Hahaha! Selling u to him

REN:
my puki is not workiing now. shit man

RUBY:
its ok!

REN:
i think we have more fun on our own

RUBY:
uh-huh!

REN:
i can spasz out with you

RUBY:
bad sial! Kiekie thank you thank you! hahahahaha
isn't it great! hahaha
i am telling jason.. that i am high and he needs to start talking dirty

REN:
indian name jason!
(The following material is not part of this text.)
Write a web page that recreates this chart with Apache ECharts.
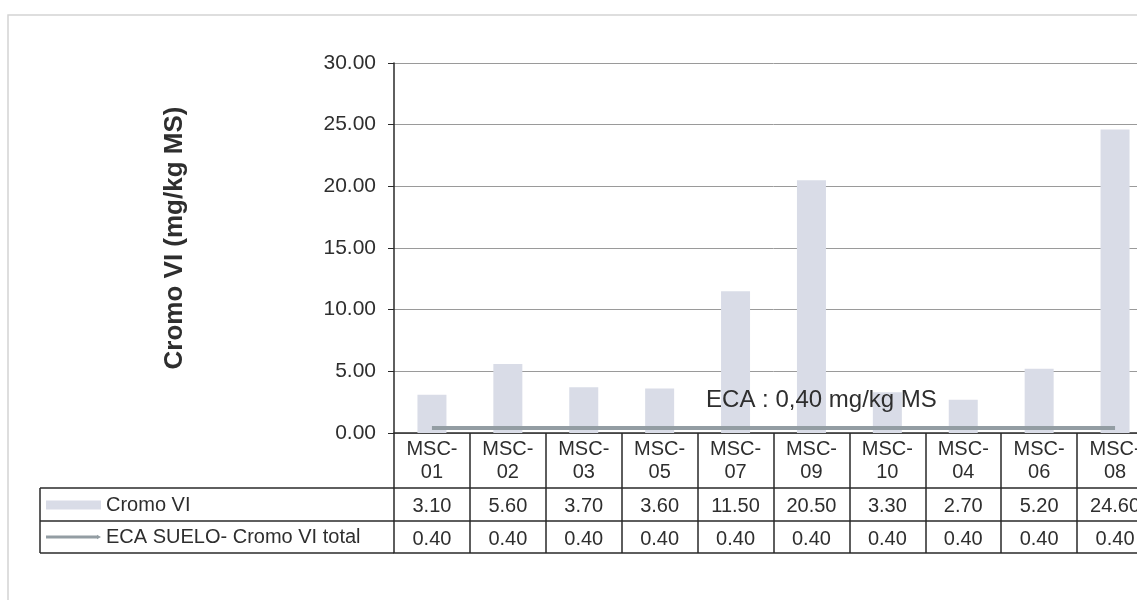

Wtf!

RUBY:
Hahah jason robinson.. u will like!

REN:
puki

RUBY:
marjorie robinson -sim

REN:
puki.. It’s an SPG name.. i like exotic names man
ask him to change his name. hahahah!!

RUBY:
i'll send u his picture.. hang on..
wait!

(i open the photo file)

REN:
fucking ang mo man
where's the exotic blood?
hahahaha...

RUBY:
yeah.. but he has very indian eyes.. hahaha

REN:
that's true.. he IS cute

RUBY:
the only thing indian about him is his whiskey gene!
hahaha... i know u would like..

REN:
hahaha... me LOVE.. me like indian/italian features, but NONE of the accent, NONE of the typical eccentricities... the rest of him could be white-like.. woah... BEST!

RUBY:
think his cock so big ah! take picture like that..
hahahaha... handsome bugger.. 17.5 cm.. he's thick!

REN:
well, he's indian, so he MUST be big.. hahaha..
he IS a cute fucker i have to say..

RUBY:
his idea of dirty talk..
“JASON says:
did u think about my 17,25cm long and thick cock?”

REN:
eeeeyew.... that's YOUR kind of dirty talk. me no like..
your kind is either damn dirty like this, or damn nerdy like ted

RUBY:
hahahaha

REN:
i like talk that keeps me awake man

RUBY:
i would take ted’s talk anyday.. Hahaha.. u kw the best bit..
with ted i can laugh when i am screwing him. hahaha

REN:
yeah, that's the best. me love that too...
but the act of turning on.. is an art. words and language fucking turns me on man..
what i like...not too straightforward, not to childish.. not too direct, yet not too pretentious.
god.. I’m sooooo hard to please..

RUBY:
tell me about it!!! geez....

REN:
fuck.. spasms coming back.

*fuck for thought: we all know what to do for safe sex.. but is there a protection device to fight against spasms? because it's freakin' airborne!!